**DATASET CONTENT:**
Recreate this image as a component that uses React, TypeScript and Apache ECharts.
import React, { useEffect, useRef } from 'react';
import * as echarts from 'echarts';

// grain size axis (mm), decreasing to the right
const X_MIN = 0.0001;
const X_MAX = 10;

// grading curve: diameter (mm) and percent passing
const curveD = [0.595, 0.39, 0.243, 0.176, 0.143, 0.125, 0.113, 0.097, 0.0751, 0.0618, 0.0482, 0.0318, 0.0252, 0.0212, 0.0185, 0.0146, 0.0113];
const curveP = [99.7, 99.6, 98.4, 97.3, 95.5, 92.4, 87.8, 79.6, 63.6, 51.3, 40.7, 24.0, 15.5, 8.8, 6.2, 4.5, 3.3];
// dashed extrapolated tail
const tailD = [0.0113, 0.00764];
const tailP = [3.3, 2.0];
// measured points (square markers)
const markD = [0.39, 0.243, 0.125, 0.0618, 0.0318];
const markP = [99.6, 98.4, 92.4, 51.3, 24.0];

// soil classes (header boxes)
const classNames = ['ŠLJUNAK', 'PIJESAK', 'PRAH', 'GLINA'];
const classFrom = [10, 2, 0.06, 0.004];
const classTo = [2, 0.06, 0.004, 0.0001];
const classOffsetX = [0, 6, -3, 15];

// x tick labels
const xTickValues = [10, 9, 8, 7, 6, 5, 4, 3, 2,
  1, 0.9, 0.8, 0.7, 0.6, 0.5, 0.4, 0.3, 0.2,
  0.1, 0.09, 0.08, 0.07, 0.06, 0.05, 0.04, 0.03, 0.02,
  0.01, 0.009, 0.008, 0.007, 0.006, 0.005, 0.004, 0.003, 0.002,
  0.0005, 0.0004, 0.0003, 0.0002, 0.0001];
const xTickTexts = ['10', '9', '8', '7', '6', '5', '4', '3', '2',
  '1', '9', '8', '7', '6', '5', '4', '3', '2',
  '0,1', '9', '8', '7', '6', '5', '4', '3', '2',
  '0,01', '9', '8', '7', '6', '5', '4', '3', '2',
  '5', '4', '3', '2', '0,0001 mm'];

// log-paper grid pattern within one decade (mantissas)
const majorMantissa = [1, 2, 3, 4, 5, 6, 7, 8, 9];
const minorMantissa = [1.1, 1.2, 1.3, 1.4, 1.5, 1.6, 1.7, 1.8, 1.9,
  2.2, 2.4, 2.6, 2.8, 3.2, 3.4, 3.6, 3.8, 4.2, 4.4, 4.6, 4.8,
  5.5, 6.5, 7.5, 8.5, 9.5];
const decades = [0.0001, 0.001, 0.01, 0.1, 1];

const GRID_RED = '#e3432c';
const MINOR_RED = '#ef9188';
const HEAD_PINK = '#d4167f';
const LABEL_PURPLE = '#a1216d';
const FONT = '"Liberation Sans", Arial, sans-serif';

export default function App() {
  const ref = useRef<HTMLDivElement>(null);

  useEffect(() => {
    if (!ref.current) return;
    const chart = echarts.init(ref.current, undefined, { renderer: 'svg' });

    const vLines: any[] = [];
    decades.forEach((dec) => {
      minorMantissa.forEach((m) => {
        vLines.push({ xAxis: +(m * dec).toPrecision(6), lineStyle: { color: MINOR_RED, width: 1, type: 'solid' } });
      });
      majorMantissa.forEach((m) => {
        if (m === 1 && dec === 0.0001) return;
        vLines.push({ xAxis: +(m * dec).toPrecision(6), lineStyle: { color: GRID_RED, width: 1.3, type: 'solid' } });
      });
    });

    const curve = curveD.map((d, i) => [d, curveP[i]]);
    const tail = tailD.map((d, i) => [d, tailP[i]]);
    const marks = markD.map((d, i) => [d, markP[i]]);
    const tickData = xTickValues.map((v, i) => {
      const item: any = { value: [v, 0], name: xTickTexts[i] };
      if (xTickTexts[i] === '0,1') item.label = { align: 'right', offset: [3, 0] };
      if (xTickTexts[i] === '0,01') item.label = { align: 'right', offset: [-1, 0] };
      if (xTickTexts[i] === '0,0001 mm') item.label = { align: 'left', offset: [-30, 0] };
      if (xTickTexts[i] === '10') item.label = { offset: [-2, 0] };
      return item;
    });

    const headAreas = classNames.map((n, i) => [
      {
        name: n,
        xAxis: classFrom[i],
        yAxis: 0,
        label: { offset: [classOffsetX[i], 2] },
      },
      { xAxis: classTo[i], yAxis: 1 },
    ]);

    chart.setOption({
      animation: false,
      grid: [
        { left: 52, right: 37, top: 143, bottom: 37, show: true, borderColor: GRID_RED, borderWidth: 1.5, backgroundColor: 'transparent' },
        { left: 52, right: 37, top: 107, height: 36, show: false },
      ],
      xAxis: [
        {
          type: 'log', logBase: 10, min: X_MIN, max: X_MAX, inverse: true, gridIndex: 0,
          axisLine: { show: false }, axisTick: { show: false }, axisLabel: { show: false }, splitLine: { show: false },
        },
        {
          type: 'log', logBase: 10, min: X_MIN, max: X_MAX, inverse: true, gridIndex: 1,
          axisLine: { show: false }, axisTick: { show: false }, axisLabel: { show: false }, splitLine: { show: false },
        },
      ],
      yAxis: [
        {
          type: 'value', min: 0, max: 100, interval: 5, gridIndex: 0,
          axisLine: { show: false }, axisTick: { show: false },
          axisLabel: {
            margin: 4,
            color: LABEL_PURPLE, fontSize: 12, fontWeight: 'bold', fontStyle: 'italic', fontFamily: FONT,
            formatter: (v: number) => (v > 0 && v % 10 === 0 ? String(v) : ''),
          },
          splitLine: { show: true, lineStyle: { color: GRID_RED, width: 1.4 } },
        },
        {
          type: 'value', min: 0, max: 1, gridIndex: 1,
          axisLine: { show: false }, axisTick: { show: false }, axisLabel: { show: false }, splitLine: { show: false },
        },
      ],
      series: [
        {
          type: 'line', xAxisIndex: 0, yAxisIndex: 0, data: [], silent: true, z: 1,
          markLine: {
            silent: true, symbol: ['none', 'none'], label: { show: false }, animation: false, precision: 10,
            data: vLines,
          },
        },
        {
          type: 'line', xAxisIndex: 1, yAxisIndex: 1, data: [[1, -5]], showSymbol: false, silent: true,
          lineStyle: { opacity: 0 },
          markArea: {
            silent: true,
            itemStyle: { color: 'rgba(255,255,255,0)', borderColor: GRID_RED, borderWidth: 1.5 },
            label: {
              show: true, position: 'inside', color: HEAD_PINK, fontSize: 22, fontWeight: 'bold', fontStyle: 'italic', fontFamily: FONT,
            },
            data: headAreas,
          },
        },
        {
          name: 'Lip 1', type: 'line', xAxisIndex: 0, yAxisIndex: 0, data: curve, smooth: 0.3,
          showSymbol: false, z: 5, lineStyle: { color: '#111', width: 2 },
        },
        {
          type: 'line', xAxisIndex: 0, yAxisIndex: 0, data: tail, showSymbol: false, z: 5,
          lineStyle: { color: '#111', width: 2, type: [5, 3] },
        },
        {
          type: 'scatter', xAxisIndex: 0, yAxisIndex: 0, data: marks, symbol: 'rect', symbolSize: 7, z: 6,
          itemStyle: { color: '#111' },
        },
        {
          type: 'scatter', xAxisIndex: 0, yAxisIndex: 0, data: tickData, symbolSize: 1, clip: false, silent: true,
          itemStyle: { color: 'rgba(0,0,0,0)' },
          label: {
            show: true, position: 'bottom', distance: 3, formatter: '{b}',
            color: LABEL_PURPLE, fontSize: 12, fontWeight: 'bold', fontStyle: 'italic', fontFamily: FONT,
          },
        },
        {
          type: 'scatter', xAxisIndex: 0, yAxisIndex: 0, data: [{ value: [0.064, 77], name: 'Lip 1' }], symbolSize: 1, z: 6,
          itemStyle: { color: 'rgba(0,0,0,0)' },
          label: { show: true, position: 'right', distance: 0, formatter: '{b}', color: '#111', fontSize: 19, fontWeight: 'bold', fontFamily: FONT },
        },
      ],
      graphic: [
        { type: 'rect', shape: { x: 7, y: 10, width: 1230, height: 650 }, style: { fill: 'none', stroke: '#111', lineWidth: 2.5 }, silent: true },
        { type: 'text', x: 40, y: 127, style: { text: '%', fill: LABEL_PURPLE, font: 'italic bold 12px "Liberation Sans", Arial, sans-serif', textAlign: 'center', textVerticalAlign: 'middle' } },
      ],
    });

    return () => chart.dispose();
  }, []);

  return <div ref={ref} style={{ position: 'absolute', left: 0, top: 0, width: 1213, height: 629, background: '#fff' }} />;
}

**TASK:** Give only the number of lines in the material above where the string "React" appears.

**RESPONSE:** 2